Even non-drinkers cannot help but notice that wine goblets are getting larger and larger.

These sizes might be new to the general public but are what trained sommeliers and wine merchants have sampled from for many years.

They should never be more than one-fifth full, less so at a tasting. The generous goblet allows the drinker to get full benefit of aeration, bouquet and flavour.

Admittedly, some wine drinkers out for a night on the tiles abuse this. But they would abuse wine anyway, regardless of the size of glass.

On April 28, 2015, the Telegraph reported:

The fashion for large wine glasses has fuelled a rise in the number of ‘invisible’ calories people are inadvertently consuming through alcohol, the chair of the Royal Society for Public Health has warned.

Professor Fiona Sim said that the slow increase in the volume of glasses meant few people realise how much they had consumed, or were aware how calorific alcohol can be.

A 175ml glass of wine contains around 160 calories, the same amount as a slice of madeira cake, but many bars and restaurants now serve wine in large 250ml glasses or even larger.

Professor Sim is also a visiting professor at the University of Bedfordshire, a part-time GP (general practitioner) and trains GPs in public health matters.

It seems that she might not be a wine aficionado.
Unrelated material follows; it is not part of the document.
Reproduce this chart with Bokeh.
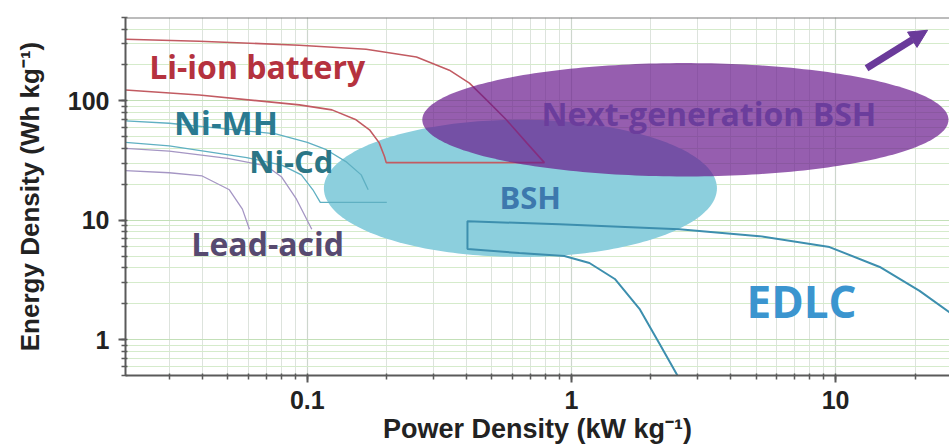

If she were, surely she would have told the great British public how to use these goblets and drink wine responsibly.

And what about other alcoholic beverages, such as the highly calorific and carby beer, which really does contribute to obesity?

Wine is on the approved drinks list for the ketogenic diet, which is high fat, moderate protein and very low carbohydrate way of eating. The body will burn off the calories from dry wine or spirits quicker than beer, which the high-carbohydrate content prohibits.

What we actually need in this instance is not advice from a GP but from a sommelier. These men and women are never drunk and know how to enjoy wine responsibly. Their lessons would be much better placed here than a doctor’s misunderstanding of how wine is served and in what quantity.

I would be surprised if establishments poured huge gobletsful for their customers.  Perhaps Dr Sim and other well-meaning do-gooders should actually head to a wine bar or two and see for themselves. They might just be surprised.